> _Direction_:
Omit the pictures and print exactly the lines of the listing below, starting at the first and ending at the line containing "35.60], [5.15, 35.50]];".

> _Data_:
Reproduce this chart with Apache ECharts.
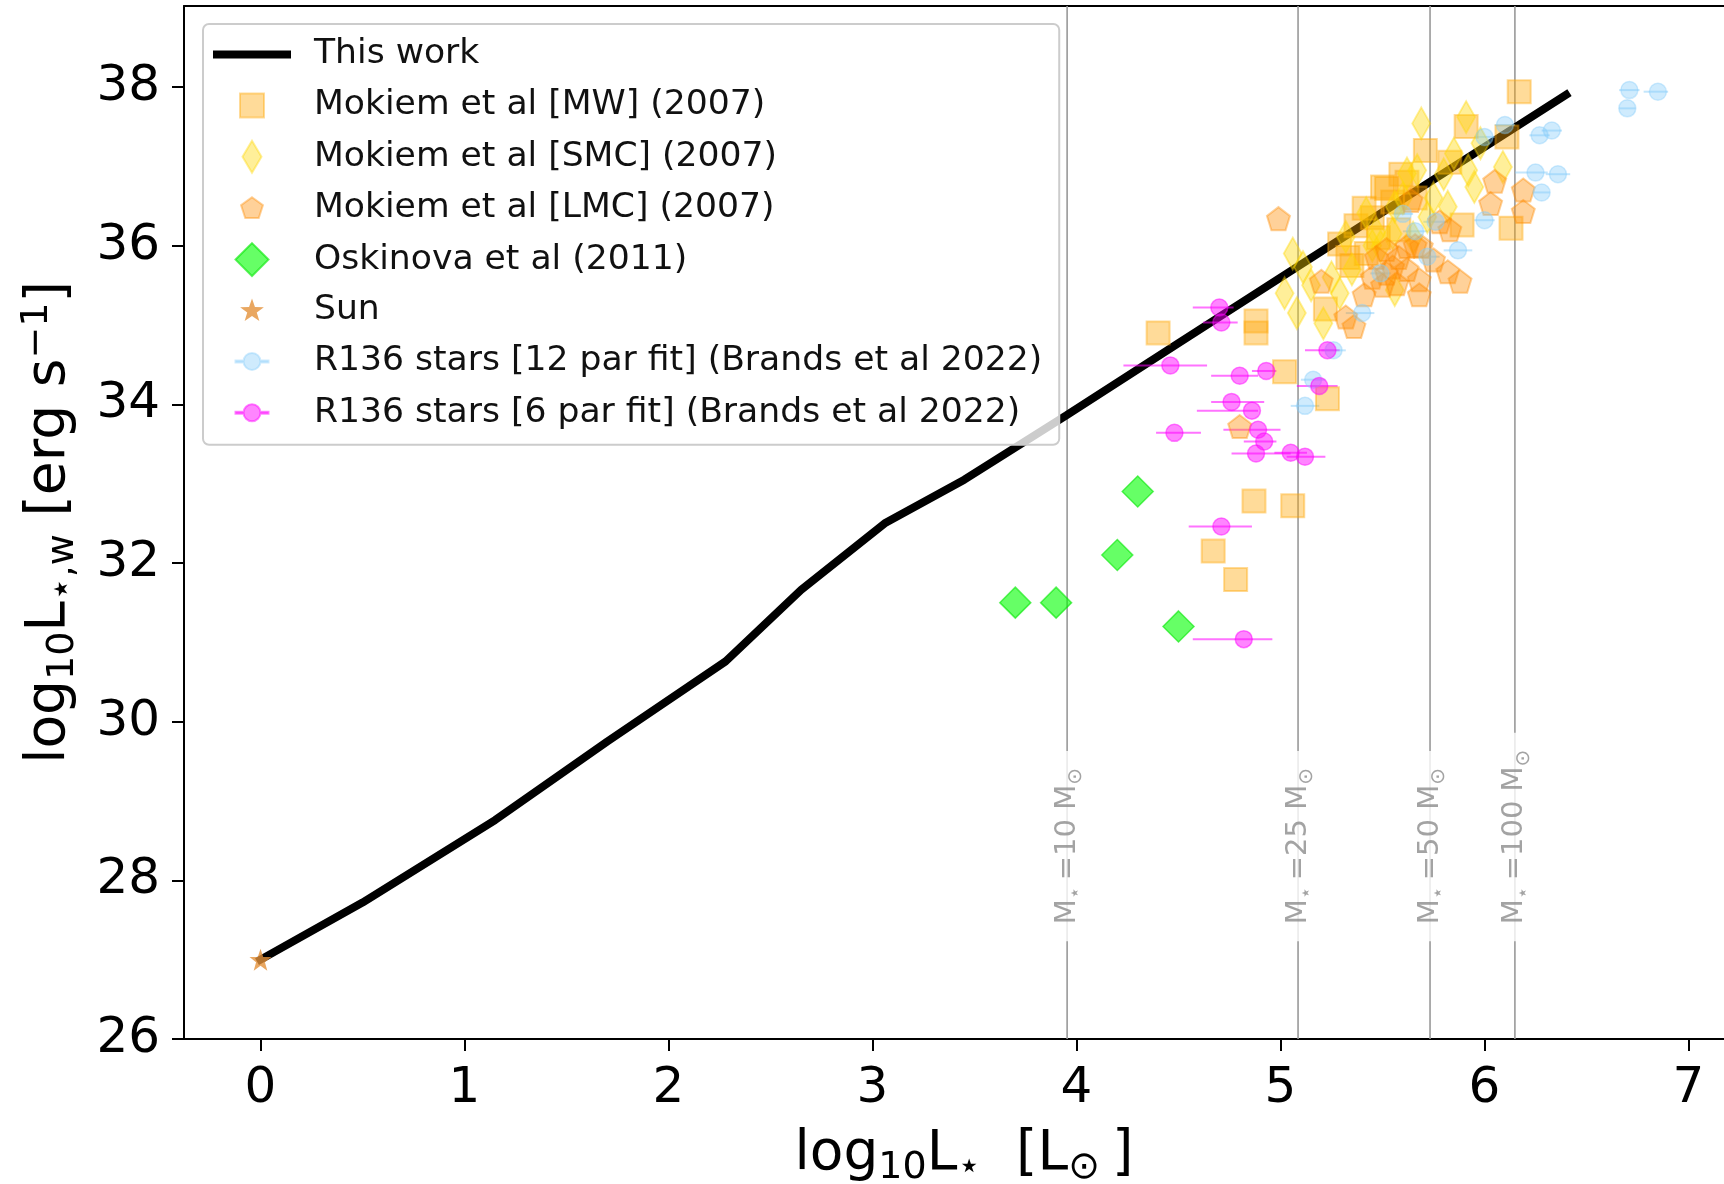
<!DOCTYPE html>
<html>
<head>
<meta charset="utf-8">
<title>Wind luminosity vs stellar luminosity</title>
<script src="https://cdn.jsdelivr.net/npm/echarts@6/dist/echarts.min.js"></script>
<style>
  html, body {margin: 0; padding: 0; background: #fff;}
  #main {width: 1724px; height: 1184px;}
</style>
</head>
<body>
<div id="main"></div>
<script>
// x = log10 L* [Lsun], y = log10 L*,w [erg/s]
var thisWork = [[0, 27.0], [0.5, 27.72], [1.15, 28.76], [1.7, 29.75], [2.28, 30.76], [2.65, 31.66],
  [3.06, 32.5], [3.45, 33.05], [3.95, 33.86], [4.5, 34.77], [5.08, 35.73], [5.7, 36.75], [6.4, 37.9]];

var mokiemMW = [[4.40, 34.90], [4.88, 35.05], [4.88, 34.90], [5.02, 34.41], [5.23, 34.07], [4.87, 32.78],
  [5.06, 32.72], [4.67, 32.15], [4.78, 31.79], [6.17, 37.94], [6.11, 37.37], [6.13, 36.22], [5.71, 37.20],
  [5.91, 37.50], [5.83, 37.05], [5.52, 36.72], [5.59, 36.90], [5.41, 36.47], [5.29, 36.02], [5.35, 35.75],
  [5.89, 36.26], [5.22, 35.20], [5.50, 36.74], [5.37, 36.25], [5.45, 36.35], [5.48, 36.10], [5.55, 36.55],
  [5.62, 36.80], [5.66, 36.60], [5.42, 35.90], [5.33, 35.85], [5.58, 36.20]];

var mokiemSMC = [[5.69, 37.54], [5.06, 35.90], [5.11, 35.73], [5.02, 35.40], [5.08, 35.15], [5.21, 35.02],
  [5.29, 35.40], [5.32, 36.11], [5.42, 36.41], [5.49, 35.99], [5.56, 36.49], [5.62, 36.91], [5.67, 36.95],
  [5.56, 35.44], [5.85, 37.16], [5.92, 36.95], [5.95, 36.74], [5.82, 36.49], [5.72, 36.36], [5.91, 37.62],
  [5.98, 37.29], [6.09, 36.99], [5.47, 36.16], [5.35, 35.70], [5.45, 36.00], [5.55, 36.15], [5.65, 36.10],
  [5.60, 36.60], [5.75, 36.60], [5.80, 36.90], [5.25, 35.60], [5.15, 35.50]];

var mokiemLMC = [[4.99, 36.34], [5.20, 35.55], [5.41, 35.38], [5.32, 35.10], [5.36, 34.98], [5.55, 35.73],
  [5.57, 35.52], [5.62, 35.99], [5.69, 35.99], [5.64, 36.57], [5.68, 35.57], [5.68, 35.38], [5.83, 36.20],
  [5.82, 35.67], [5.88, 35.55], [5.52, 35.65], [5.75, 35.82], [6.05, 36.81], [6.03, 36.53], [6.19, 36.70],
  [6.19, 36.43], [4.80, 33.72], [5.47, 35.85], [5.52, 35.95], [5.58, 35.85], [5.62, 35.70], [5.45, 35.60],
  [5.66, 36.00], [5.50, 35.50], [5.78, 36.30]];

var oskinova = [[3.7, 31.5], [3.9, 31.5], [4.2, 32.1], [4.3, 32.9], [4.5, 31.2]];

var sun = [[0, 27.0]];

// [x, y, x low, x high]
var r136Twelve = [[6.71, 37.96, 6.66, 6.76], [6.85, 37.94, 6.78, 6.90], [6.70, 37.73, 6.66, 6.74],
  [6.27, 37.39, 6.22, 6.32], [6.33, 37.45, 6.28, 6.38], [6.25, 36.92, 6.15, 6.31], [6.36, 36.90, 6.30, 6.42],
  [6.28, 36.67, 6.24, 6.32], [6.00, 36.32, 5.95, 6.05], [6.10, 37.52, 6.05, 6.15], [5.87, 35.94, 5.80, 5.94],
  [5.66, 36.18, 5.60, 5.72], [6.00, 37.37, 5.95, 6.05], [5.40, 35.15, 5.32, 5.46], [5.49, 35.65, 5.44, 5.54],
  [5.72, 35.86, 5.66, 5.78], [5.26, 34.68, 5.20, 5.32], [5.16, 34.31, 5.10, 5.22], [5.12, 33.98, 5.05, 5.19],
  [5.60, 36.40, 5.55, 5.65], [5.76, 36.30, 5.70, 5.82]];

var r136Six = [[4.70, 35.22, 4.57, 4.77], [4.71, 35.03, 4.62, 4.79], [4.46, 34.49, 4.23, 4.64],
  [4.80, 34.36, 4.66, 4.89], [4.93, 34.42, 4.86, 4.98], [5.23, 34.68, 5.12, 5.29], [5.19, 34.23, 5.08, 5.28],
  [4.76, 34.03, 4.66, 4.92], [4.86, 33.92, 4.59, 4.89], [4.48, 33.64, 4.39, 4.61], [4.89, 33.68, 4.72, 5.00],
  [4.92, 33.53, 4.82, 4.98], [4.88, 33.38, 4.76, 5.05], [5.05, 33.39, 4.97, 5.13], [5.12, 33.34, 5.03, 5.22],
  [4.71, 32.46, 4.55, 4.86], [4.82, 31.04, 4.57, 4.96]];

var massLines = [3.954, 5.086, 5.733, 6.149];
var massNames = ['10', '25', '50', '100'];

var xTicks = [0, 1, 2, 3, 4, 5, 6, 7];
var yTicks = [26, 28, 30, 32, 34, 36, 38];

var X_MIN = -0.375, X_MAX = 7.272, Y_MIN = 26, Y_MAX = 39.02;
var LABEL_Y = 27.17;

var FONT = 'DejaVu Sans';
var names = ['This work', 'Mokiem et al [MW] (2007)', 'Mokiem et al [SMC] (2007)', 'Mokiem et al [LMC] (2007)',
  'Oskinova et al (2011)', 'Sun', 'R136 stars [12 par fit] (Brands et al 2022)', 'R136 stars [6 par fit] (Brands et al 2022)'];

var pentagon = 'path://M0,-1L0.951,-0.309L0.588,0.809L-0.588,0.809L-0.951,-0.309Z';
var star = 'path://M0,-1L0.235,-0.324L0.951,-0.309L0.381,0.124L0.588,0.809L0,0.4L-0.588,0.809L-0.381,0.124L-0.951,-0.309L-0.235,-0.324Z';

// legend icons: 96x34 box, marker centred at x=39
var box = 'path://M0,0M96,34';
var legendIcons = [
  box + 'M0,13h78v8h-78Z',
  box + 'M27,5h24v24h-24Z',
  box + 'M39,1L48.5,17L39,33L29.5,17Z',
  box + 'M39,6L49.94,13.95L45.76,26.8L32.24,26.8L28.06,13.95Z',
  box + 'M39,0.5L55.5,17L39,33.5L22.5,17Z',
  box + 'M39,5L41.94,13.45L50.89,13.64L43.76,19.05L46.35,27.61L39,22.5L31.65,27.61L34.24,19.05L27.11,13.64L36.06,13.45Z',
  box + 'M30.5,17a8.5,8.5 0 1,0 17,0a8.5,8.5 0 1,0 -17,0ZM22.5,16h8v2h-8ZM47.5,16h8v2h-8Z',
  box + 'M30.5,17a8.5,8.5 0 1,0 17,0a8.5,8.5 0 1,0 -17,0ZM22.5,16h8v2h-8ZM47.5,16h8v2h-8Z'
];

function errorBars(stroke) {
  return function (params, api) {
    var y = api.value(1);
    var a = api.coord([api.value(2), y]);
    var b = api.coord([api.value(3), y]);
    return {type: 'line', shape: {x1: a[0], y1: a[1], x2: b[0], y2: b[1]},
      style: {stroke: stroke, lineWidth: 2}};
  };
}

var chart = echarts.init(document.getElementById('main'), null, {renderer: 'canvas'});

var option = {
  animation: false,
  textStyle: {fontFamily: FONT},
  grid: {left: 184, right: -20, top: 6, bottom: 145, containLabel: false, outerBoundsMode: 'none'},
  legend: {
    orient: 'vertical', left: 203, top: 24,
    padding: [13, 17, 14, 9],
    itemWidth: 96, itemHeight: 34, itemGap: 15.4,
    backgroundColor: 'rgba(255,255,255,0.8)', borderColor: '#cccccc', borderWidth: 2, borderRadius: 6,
    selectedMode: false,
    textStyle: {fontFamily: FONT, fontSize: 34.6, lineHeight: 34, color: '#111'},
    data: names.map(function (n, i) { return {name: n, icon: legendIcons[i]}; })
  },
  xAxis: [{
    type: 'value', min: X_MIN, max: X_MAX, position: 'bottom',
    axisLine: {onZero: false, lineStyle: {color: '#000', width: 2}},
    axisTick: {length: 12, lineStyle: {color: '#000', width: 2}, customValues: xTicks},
    axisLabel: {customValues: xTicks, fontSize: 50, color: '#000', margin: 25, fontFamily: FONT},
    splitLine: {show: false},
    name: '{n|log}{s|10}{n|L}{s|⋆}{n|  [L}{s|⊙ }{n|]}',
    nameLocation: 'middle', nameGap: 84,
    nameTextStyle: {rich: {
      n: {fontSize: 55, lineHeight: 64, color: '#000', fontFamily: FONT},
      s: {fontSize: 38, verticalAlign: 'bottom', color: '#000', fontFamily: FONT}
    }}
  }, {
    type: 'value', min: X_MIN, max: X_MAX, position: 'top',
    axisLine: {onZero: false, lineStyle: {color: '#000', width: 2}},
    axisTick: {show: false}, axisLabel: {show: false}, splitLine: {show: false}
  }],
  yAxis: {
    type: 'value', min: Y_MIN, max: Y_MAX,
    axisLine: {show: true, onZero: false, lineStyle: {color: '#000', width: 2}},
    axisTick: {show: true, length: 12, lineStyle: {color: '#000', width: 2}, customValues: yTicks},
    axisLabel: {customValues: yTicks, fontSize: 50, color: '#000', margin: 24, fontFamily: FONT},
    splitLine: {show: false},
    name: '{n|log}{s|10}{n|L}{s|⋆,w}{n| [erg s}{p|−1}{n|]}',
    nameLocation: 'middle', nameGap: 102, nameRotate: 90,
    nameTextStyle: {rich: {
      n: {fontSize: 55, lineHeight: 64, color: '#000', fontFamily: FONT},
      s: {fontSize: 38, verticalAlign: 'bottom', color: '#000', fontFamily: FONT},
      p: {fontSize: 38, verticalAlign: 'top', color: '#000', fontFamily: FONT}
    }}
  },
  series: [
    {
      type: 'custom', name: 'massLines', silent: true, z: 1,
      data: massLines.map(function (x) { return [x, Y_MIN, Y_MAX]; }),
      renderItem: function (params, api) {
        var a = api.coord([api.value(0), api.value(1)]);
        var b = api.coord([api.value(0), api.value(2)]);
        return {type: 'line', shape: {x1: a[0], y1: a[1], x2: b[0], y2: b[1]},
          style: {stroke: '#999999', lineWidth: 1.6}};
      }
    },
    {
      type: 'line', name: names[0], data: thisWork, showSymbol: false, symbol: 'none', z: 2,
      itemStyle: {color: '#000'},
      lineStyle: {color: '#000', width: 8, cap: 'square'}
    },
    {
      type: 'scatter', name: names[1], data: mokiemMW, symbol: 'rect', symbolSize: 23, z: 3,
      itemStyle: {color: 'rgba(255,165,0,0.5)', borderColor: 'rgba(255,165,0,0.5)', borderWidth: 2}
    },
    {
      type: 'scatter', name: names[2], data: mokiemSMC, symbol: 'diamond', symbolSize: [18, 32], z: 3,
      itemStyle: {color: 'rgba(255,215,0,0.5)', borderColor: 'rgba(255,215,0,0.5)', borderWidth: 2}
    },
    {
      type: 'scatter', name: names[3], data: mokiemLMC, symbol: pentagon, symbolSize: 23, z: 3,
      itemStyle: {color: 'rgba(255,140,0,0.5)', borderColor: 'rgba(255,140,0,0.5)', borderWidth: 2}
    },
    {
      type: 'scatter', name: names[4], data: oskinova, symbol: 'diamond', symbolSize: 31, z: 3,
      itemStyle: {color: 'rgba(0,255,0,0.75)', borderColor: 'rgba(0,230,0,0.75)', borderWidth: 1.5}
    },
    {
      type: 'scatter', name: names[5], data: sun, symbol: star, symbolSize: 22, z: 3,
      itemStyle: {color: '#e3913a'}
    },
    {
      type: 'custom', name: 'err12', silent: true, z: 3,
      data: r136Twelve, renderItem: errorBars('rgba(135,206,250,0.5)')
    },
    {
      type: 'scatter', name: names[6], data: r136Twelve, symbol: 'circle', symbolSize: 17, z: 3,
      encode: {x: 0, y: 1},
      itemStyle: {color: 'rgba(135,206,250,0.5)', borderColor: 'rgba(135,206,250,0.5)', borderWidth: 1.5}
    },
    {
      type: 'custom', name: 'err6', silent: true, z: 3,
      data: r136Six, renderItem: errorBars('rgba(255,0,255,0.55)')
    },
    {
      type: 'scatter', name: names[7], data: r136Six, symbol: 'circle', symbolSize: 17, z: 3,
      encode: {x: 0, y: 1},
      itemStyle: {color: 'rgba(255,0,255,0.6)', borderColor: 'rgba(255,0,255,0.6)', borderWidth: 1.5}
    },
    {
      type: 'scatter', name: 'massLabels', silent: true, z: 5, symbolSize: 0,
      data: massLines.map(function (x, i) { return [x, LABEL_Y, massNames[i]]; }),
      label: {
        show: true, position: 'inside', rotate: 90, align: 'left', verticalAlign: 'middle',
        offset: [5, 0],
        backgroundColor: '#fff', padding: [2, 17],
        formatter: function (p) { return '{a|M}{b|⋆ }{a|=' + p.value[2] + ' M}{b|⊙}'; },
        rich: {
          a: {fontSize: 29, lineHeight: 37, color: '#8c8c8c', fontFamily: FONT},
          b: {fontSize: 20, verticalAlign: 'bottom', color: '#8c8c8c', fontFamily: FONT}
        }
      }
    }
  ]
};

chart.setOption(option);
</script>
</body>
</html>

> _Exercise output_:
Reproduce this chart with Apache ECharts.
<!DOCTYPE html>
<html>
<head>
<meta charset="utf-8">
<title>Wind luminosity vs stellar luminosity</title>
<script src="https://cdn.jsdelivr.net/npm/echarts@6/dist/echarts.min.js"></script>
<style>
  html, body {margin: 0; padding: 0; background: #fff;}
  #main {width: 1724px; height: 1184px;}
</style>
</head>
<body>
<div id="main"></div>
<script>
// x = log10 L* [Lsun], y = log10 L*,w [erg/s]
var thisWork = [[0, 27.0], [0.5, 27.72], [1.15, 28.76], [1.7, 29.75], [2.28, 30.76], [2.65, 31.66],
  [3.06, 32.5], [3.45, 33.05], [3.95, 33.86], [4.5, 34.77], [5.08, 35.73], [5.7, 36.75], [6.4, 37.9]];

var mokiemMW = [[4.40, 34.90], [4.88, 35.05], [4.88, 34.90], [5.02, 34.41], [5.23, 34.07], [4.87, 32.78],
  [5.06, 32.72], [4.67, 32.15], [4.78, 31.79], [6.17, 37.94], [6.11, 37.37], [6.13, 36.22], [5.71, 37.20],
  [5.91, 37.50], [5.83, 37.05], [5.52, 36.72], [5.59, 36.90], [5.41, 36.47], [5.29, 36.02], [5.35, 35.75],
  [5.89, 36.26], [5.22, 35.20], [5.50, 36.74], [5.37, 36.25], [5.45, 36.35], [5.48, 36.10], [5.55, 36.55],
  [5.62, 36.80], [5.66, 36.60], [5.42, 35.90], [5.33, 35.85], [5.58, 36.20]];

var mokiemSMC = [[5.69, 37.54], [5.06, 35.90], [5.11, 35.73], [5.02, 35.40], [5.08, 35.15], [5.21, 35.02],
  [5.29, 35.40], [5.32, 36.11], [5.42, 36.41], [5.49, 35.99], [5.56, 36.49], [5.62, 36.91], [5.67, 36.95],
  [5.56, 35.44], [5.85, 37.16], [5.92, 36.95], [5.95, 36.74], [5.82, 36.49], [5.72, 36.36], [5.91, 37.62],
  [5.98, 37.29], [6.09, 36.99], [5.47, 36.16], [5.35, 35.70], [5.45, 36.00], [5.55, 36.15], [5.65, 36.10],
  [5.60, 36.60], [5.75, 36.60], [5.80, 36.90], [5.25, 35.60], [5.15, 35.50]];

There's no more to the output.